The lines from the top of the material through the line with "var yTickLabels = ['0', '2.4', '4.8', '7.2', '9.6', '12.1'];" are to be set down exactly. Leave the pictures out.

----------------

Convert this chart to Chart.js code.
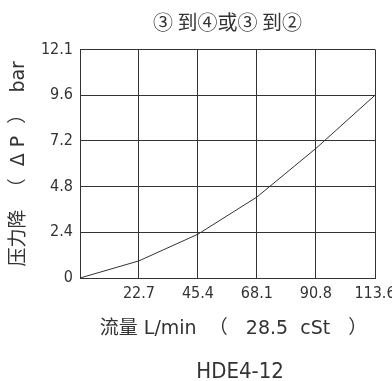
<!DOCTYPE html>
<html>
<head>
<meta charset="utf-8">
<script src="https://cdn.jsdelivr.net/npm/chart.js"></script>
<style>
  html, body { margin: 0; padding: 0; background: #fff; }
</style>
</head>
<body>
<canvas id="myChart" width="392" height="381"></canvas>
<script>
var flow = [0, 22.7, 45.4, 68.1, 90.8, 113.6];
var pressure = [0, 0.9, 2.3, 4.25, 6.8, 9.6];
var xTicks = [0, 22.7, 45.4, 68.1, 90.8, 113.6];
var xTickLabels = ['', '22.7', '45.4', '68.1', '90.8', '113.6'];
var yTicks = [0, 2.4, 4.8, 7.2, 9.6, 12];
var yTickLabels = ['0', '2.4', '4.8', '7.2', '9.6', '12.1'];

var narrow = "'Liberation Sans Narrow', 'DejaVu Sans Condensed', sans-serif";
var wide = "'DejaVu Sans', 'Noto Sans CJK SC', sans-serif";
var cjk = "'Noto Sans CJK SC', sans-serif";
var ink = '#333';

var ctx = document.getElementById('myChart').getContext('2d');
var myChart = new Chart(ctx, {
    type: 'line',
    data: {
        datasets: [{
            data: flow.map(function (x, i) { return { x: x, y: pressure[i] }; }),
            borderColor: ink,
            borderWidth: 1,
            pointRadius: 0,
            tension: 0,
            fill: false
        }]
    },
    options: {
        responsive: false,
        animation: false,
        layout: { padding: { left: 4, right: 0, top: 0, bottom: 0 } },
        plugins: {
            legend: { display: false },
            tooltip: { enabled: false },
            title: {
                display: true,
                fullSize: false,
                text: '③ 到④或③ 到②',
                color: ink,
                font: { family: cjk, size: 20, weight: 'normal', lineHeight: 1 },
                padding: { top: 12, bottom: 17.5 }
            },
            subtitle: {
                display: true,
                fullSize: false,
                position: 'bottom',
                text: '    HDE4-12',
                color: ink,
                font: { family: narrow, size: 22, weight: 'normal', lineHeight: 1 },
                padding: { top: 22, bottom: -2 }
            }
        },
        scales: {
            x: {
                type: 'linear',
                min: 0,
                max: 113.6,
                afterBuildTicks: function (axis) {
                    axis.ticks = xTicks.map(function (v) { return { value: v }; });
                },
                afterFit: function (scale) {
                    scale.paddingRight = 17;
                    scale.paddingLeft = 0;
                },
                ticks: {
                    color: ink,
                    font: { family: narrow, size: 16, lineHeight: 1 },
                    padding: 8,
                    maxRotation: 0,
                    autoSkip: false,
                    callback: function (v, i) { return xTickLabels[i]; }
                },
                grid: { color: ink, lineWidth: 1, drawTicks: false },
                border: { color: ink },
                title: {
                    display: true,
                    text: '  流量 L/min  （   28.5  cSt   ）',
                    color: ink,
                    font: { family: wide, size: 19, lineHeight: 1 },
                    padding: { top: 10, bottom: 0 }
                }
            },
            y: {
                min: 0,
                max: 12,
                afterBuildTicks: function (axis) {
                    axis.ticks = yTicks.map(function (v) { return { value: v }; });
                },
                afterFit: function (scale) {
                    scale.width = 76;
                },
                ticks: {
                    color: ink,
                    font: { family: narrow, size: 16, lineHeight: 1 },
                    padding: 7,
                    autoSkip: false,
                    callback: function (v, i) { return yTickLabels[i]; }
                },
                grid: { color: ink, lineWidth: 1, drawTicks: false },
                border: { color: ink },
                title: {
                    display: true,
                    text: '压力降  （  Δ P  ）  bar',
                    color: ink,
                    font: { family: wide, size: 19, lineHeight: 1 },
                    padding: { top: 6, bottom: 0 }
                }
            }
        }
    }
});
</script>
</body>
</html>
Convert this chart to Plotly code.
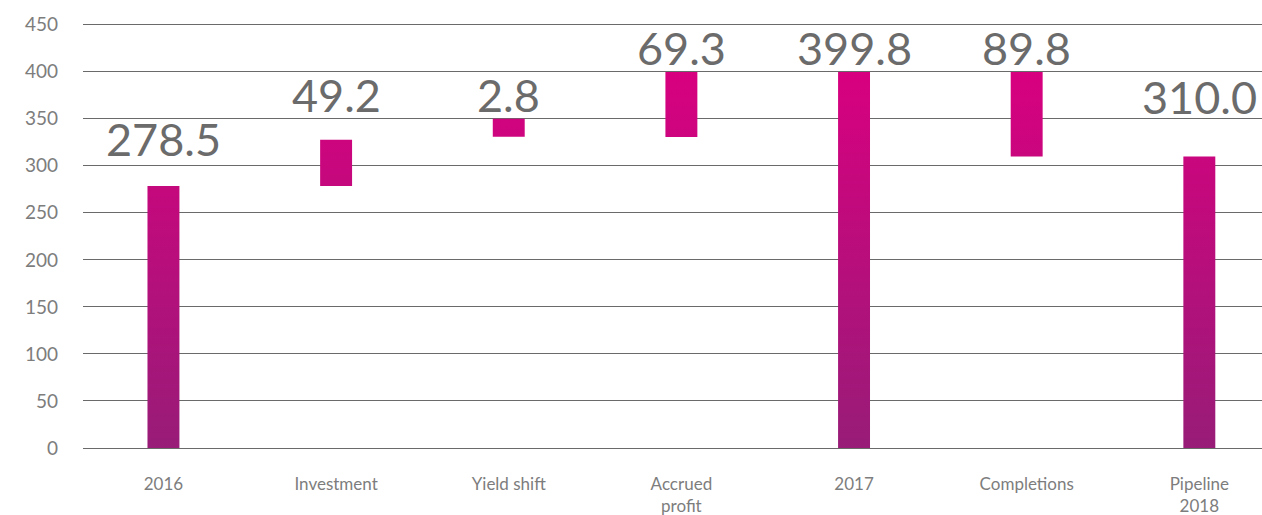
import plotly.graph_objects as go

# ---- data ----
categories = ["2016", "Investment", "Yield shift", "Accrued<br>profit", "2017", "Completions", "Pipeline<br>2018"]
value_labels = ["278.5", "49.2", "2.8", "69.3", "399.8", "89.8", "310.0"]
bar_bottom = [0, 278.5, 331.0, 330.5, 0, 310.0, 0]
bar_top = [278.5, 327.7, 350.0, 399.8, 399.8, 399.8, 310.0]
label_y = [328, 375, 375, 425, 425, 425, 373]
y_ticks = [0, 50, 100, 150, 200, 250, 300, 350, 400, 450]

PURPLE = "#981c78"
MAGENTA = "#d8007f"
GRID = "#6a6a6a"
TEXT_BIG = "#6b6b6b"
TEXT_TICK = "#7d7d7d"
BAR_W = 0.185

fig = go.Figure()
for i, (lo, hi) in enumerate(zip(bar_bottom, bar_top)):
    x0, x1 = i - BAR_W / 2, i + BAR_W / 2
    fig.add_trace(go.Scatter(
        x=[x0, x1, x1, x0, x0],
        y=[lo, lo, hi, hi, lo],
        mode="lines",
        line=dict(width=0, color=MAGENTA),
        fill="toself",
        fillgradient=dict(type="vertical",
                          colorscale=[[0, PURPLE], [1, MAGENTA]],
                          start=0, stop=400),
        hoverinfo="skip",
        showlegend=False,
    ))

for i, (txt, ly) in enumerate(zip(value_labels, label_y)):
    fig.add_annotation(x=i, y=ly, text=txt, showarrow=False,
                       xanchor="center", yanchor="middle",
                       font=dict(family="Lato", size=45, color=TEXT_BIG))

fig.update_layout(
    width=1262, height=515,
    margin=dict(l=83, r=0, t=20, b=67),
    paper_bgcolor="white", plot_bgcolor="white",
    showlegend=False,
)
fig.update_xaxes(
    range=[-0.466, 6.363],
    tickmode="array", tickvals=list(range(len(categories))), ticktext=categories,
    showgrid=False, zeroline=False, showline=False,
    ticks="", ticklabelstandoff=24,
    tickfont=dict(family="Lato", size=17, color=TEXT_TICK),
    automargin=False,
)
fig.update_yaxes(
    range=[0, 455],
    tickmode="array", tickvals=y_ticks,
    showgrid=True, gridcolor=GRID, gridwidth=1,
    zeroline=True, zerolinecolor=GRID, zerolinewidth=1,
    showline=False, ticks="", ticklabelstandoff=24,
    tickfont=dict(family="Lato", size=19, color=TEXT_TICK),
    automargin=False,
)

# remove the browser's default page margin so the figure fills the window
fig.write_html(
    "out.html",
    config={"displayModeBar": False},
    post_script="document.body.style.margin='0';document.body.style.overflow='hidden';",
)
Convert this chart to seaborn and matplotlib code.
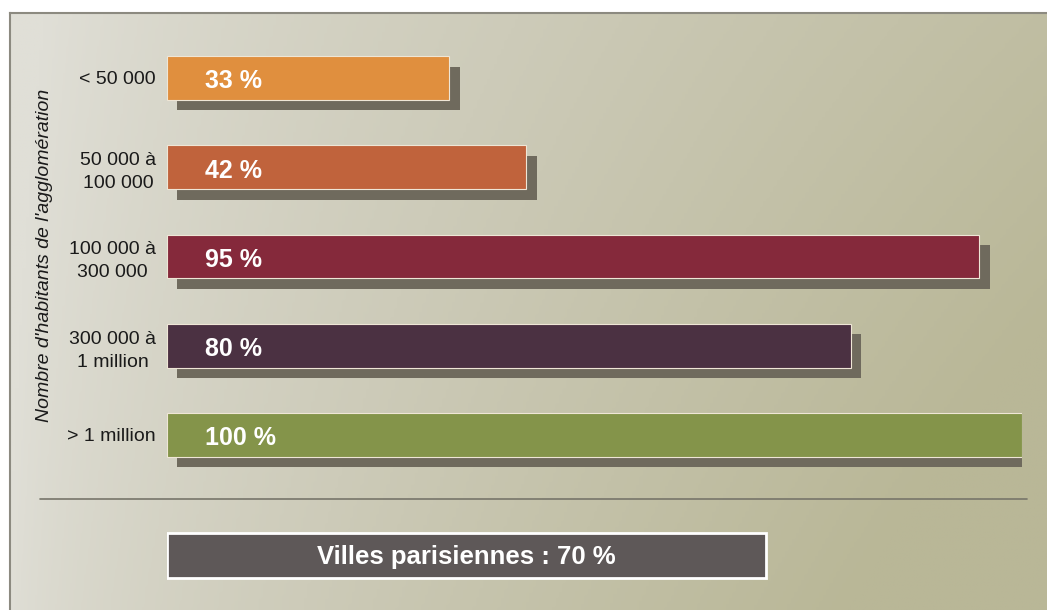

----------------

> _SOLVED EXERCISE_
Convert this chart to Chart.js code.
<!DOCTYPE html>
<html>
<head>
<meta charset="utf-8">
<script src="https://cdn.jsdelivr.net/npm/chart.js"></script>
<style>
  html, body { margin: 0; padding: 0; background: #fff; }
</style>
</head>
<body>
<canvas id="myChart" width="392" height="381"></canvas>
<script>
var flow = [0, 22.7, 45.4, 68.1, 90.8, 113.6];
var pressure = [0, 0.9, 2.3, 4.25, 6.8, 9.6];
var xTicks = [0, 22.7, 45.4, 68.1, 90.8, 113.6];
var xTickLabels = ['', '22.7', '45.4', '68.1', '90.8', '113.6'];
var yTicks = [0, 2.4, 4.8, 7.2, 9.6, 12];
var yTickLabels = ['0', '2.4', '4.8', '7.2', '9.6', '12.1'];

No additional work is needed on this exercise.